Because back then, I would’ve just written what I want to write today, instead of writing a long explanation of why I’m going to write the following. Because, if I’m honest, for me, blogging has always been about writing. About having a platform for my random words to be out in the world somewhere, and for the process of crafting something with words. So, like whatever writer that was being discussed on that random Facebook thread, I’m just going to write this because of the desire to put the experience into words.

On Sunday morning, my next-door neighbor, who goes on a walk early every morning, sent me a text letting me know that Kendell’s truck (which he parks on the street) had been egged. Which is how I found myself standing in the gritty pavement at the carwash, while Kendell vacuumed the truck after getting it washed.

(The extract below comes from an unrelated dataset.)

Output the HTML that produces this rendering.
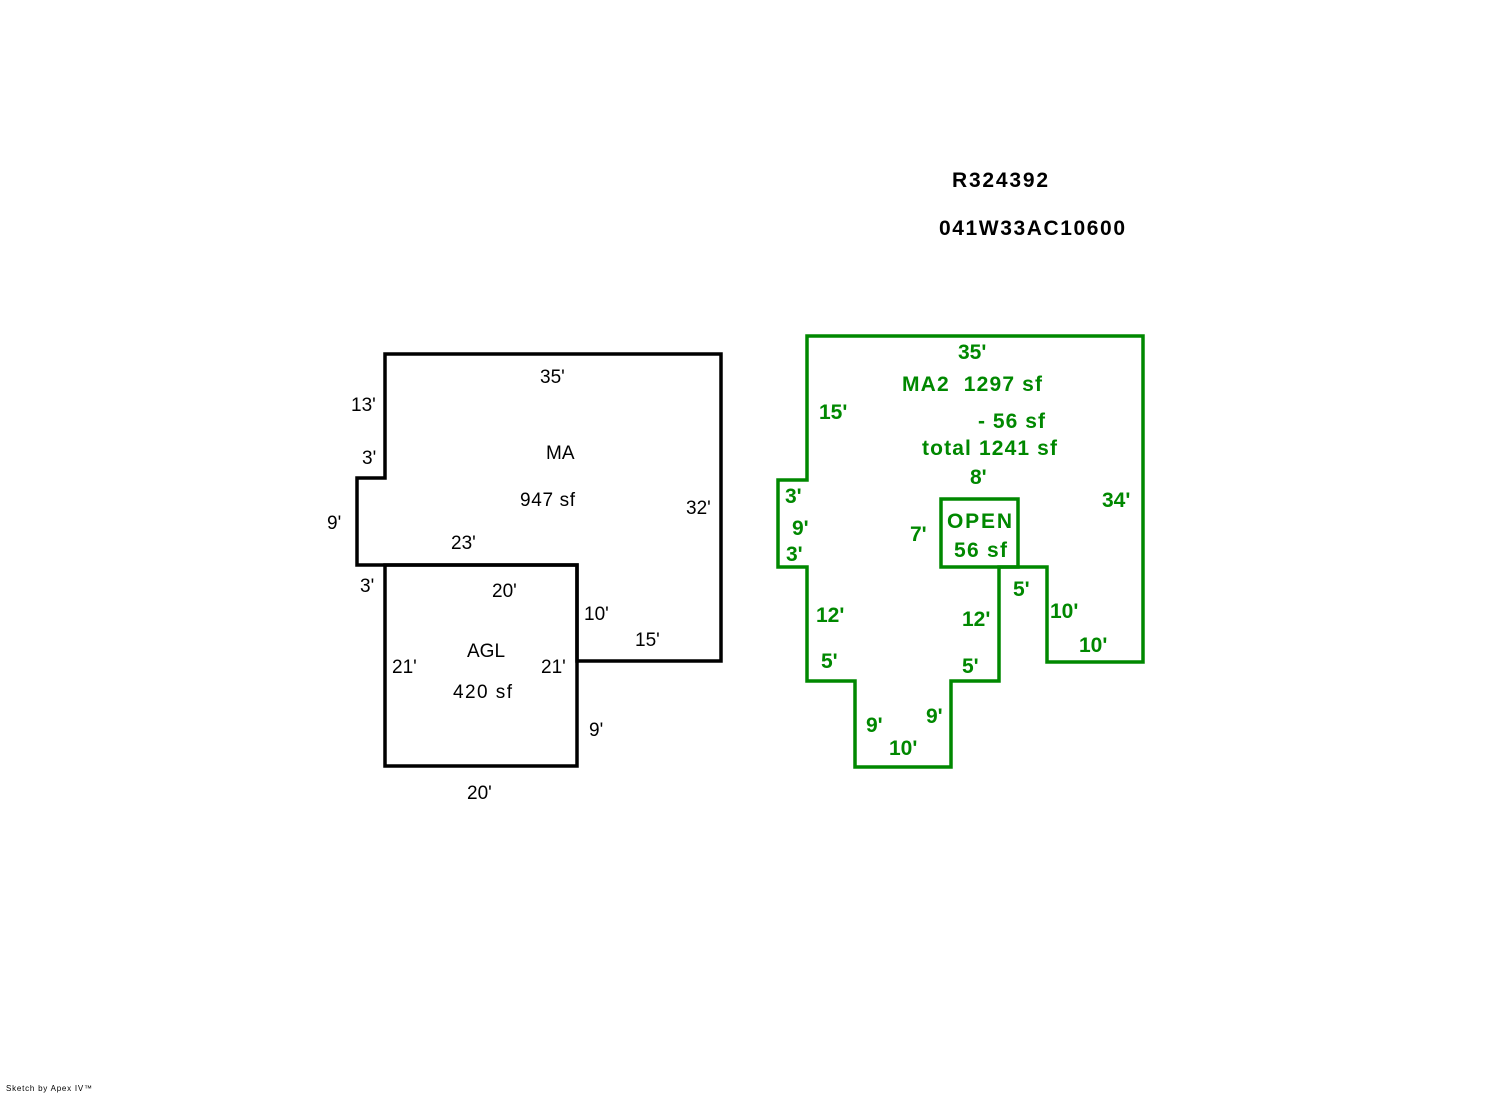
<!DOCTYPE html>
<html>
<head>
<meta charset="utf-8">
<style>
  html, body { margin: 0; padding: 0; background: #ffffff; }
  body { width: 1492px; height: 1094px; overflow: hidden; }
  svg { display: block; }
  .b { font-family: "Liberation Sans", Arial, sans-serif; font-size: 19px; fill: #000; }
  .g { font-family: "Liberation Sans", Arial, sans-serif; font-size: 21px; font-weight: bold; fill: #008800; }
  .h { font-family: "Liberation Sans", Arial, sans-serif; font-size: 21px; font-weight: bold; fill: #000; }
  .s { font-family: "Liberation Sans", Arial, sans-serif; font-size: 8px; fill: #000; }
</style>
</head>
<body>
<svg width="1492" height="1094" viewBox="0 0 1492 1094" xmlns="http://www.w3.org/2000/svg">
  <rect x="0" y="0" width="1492" height="1094" fill="#fff"/>

  <!-- Header -->
  <text class="h" x="952" y="187" textLength="96" lengthAdjust="spacing">R324392</text>
  <text class="h" x="939" y="235" textLength="186" lengthAdjust="spacing">041W33AC10600</text>

  <!-- Left (black) sketch -->
  <g fill="none" stroke="#000" stroke-width="3.5" stroke-linejoin="miter">
    <path d="M385,354 H721 V661 H577 V565 H357 V478 H385 Z"/>
    <rect x="385" y="565" width="192" height="201"/>
  </g>
  <text class="b" x="540" y="383">35'</text>
  <text class="b" x="351" y="411">13'</text>
  <text class="b" x="362" y="464">3'</text>
  <text class="b" x="546" y="459">MA</text>
  <text class="b" x="520" y="506" textLength="55" lengthAdjust="spacing">947 sf</text>
  <text class="b" x="327" y="529">9'</text>
  <text class="b" x="686" y="514">32'</text>
  <text class="b" x="451" y="549">23'</text>
  <text class="b" x="360" y="592">3'</text>
  <text class="b" x="492" y="597">20'</text>
  <text class="b" x="584" y="620">10'</text>
  <text class="b" x="635" y="646">15'</text>
  <text class="b" x="467" y="657">AGL</text>
  <text class="b" x="392" y="673">21'</text>
  <text class="b" x="541" y="673">21'</text>
  <text class="b" x="453" y="698" textLength="59" lengthAdjust="spacing">420 sf</text>
  <text class="b" x="589" y="736">9'</text>
  <text class="b" x="467" y="799">20'</text>

  <!-- Right (green) sketch -->
  <g fill="none" stroke="#008800" stroke-width="3.5" stroke-linejoin="miter">
    <path d="M807,336 H1143 V662 H1047 V567 H999 V681 H951 V767 H855 V681 H807 V567 H778 V480 H807 Z"/>
    <rect x="941" y="499" width="77" height="68"/>
  </g>
  <text class="g" x="958" y="359">35'</text>
  <text class="g" x="902" y="391" textLength="140" lengthAdjust="spacing" xml:space="preserve">MA2  1297 sf</text>
  <text class="g" x="819" y="419">15'</text>
  <text class="g" x="978" y="428" textLength="67" lengthAdjust="spacing" xml:space="preserve">- 56 sf</text>
  <text class="g" x="922" y="455" textLength="135" lengthAdjust="spacing">total 1241 sf</text>
  <text class="g" x="970" y="484">8'</text>
  <text class="g" x="1102" y="507">34'</text>
  <text class="g" x="785" y="503">3'</text>
  <text class="g" x="792" y="535">9'</text>
  <text class="g" x="786" y="561">3'</text>
  <text class="g" x="910" y="541">7'</text>
  <text class="g" x="947" y="528" textLength="65" lengthAdjust="spacing">OPEN</text>
  <text class="g" x="954" y="557" textLength="53" lengthAdjust="spacing">56 sf</text>
  <text class="g" x="1013" y="596">5'</text>
  <text class="g" x="816" y="622">12'</text>
  <text class="g" x="962" y="626">12'</text>
  <text class="g" x="1050" y="618">10'</text>
  <text class="g" x="1079" y="652">10'</text>
  <text class="g" x="821" y="668">5'</text>
  <text class="g" x="962" y="673">5'</text>
  <text class="g" x="866" y="732">9'</text>
  <text class="g" x="926" y="723">9'</text>
  <text class="g" x="889" y="755">10'</text>

  <!-- Footer -->
  <text class="s" x="6" y="1091" textLength="86" lengthAdjust="spacing">Sketch by Apex IV™</text>
</svg>
</body>
</html>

When I got out of the truck (on my crutches, mind you), I gasped. The air was so clean after the storms we’d had over the past few days, and the mountains were perfectly coated with snow. It doesn’t last long, that smooth coating; the wind eats at it, and avalanches crumple the layers, so when it is like that—like frosting, almost, applied thickly with a flat knife—I try to appreciate it. And the sky! The sky was so blue.

White mountains, blue sky, clean, cold air. Even in a kind-of gross carwash vacuuming lot. Even on crutches. Even while I wished I could put on my running shoes, a pair of capris and a tank and hit the road and even while I compromised by crutching around the lot instead…even then. I am grateful for beauty and revision, for the world made clean, for breath in my lungs.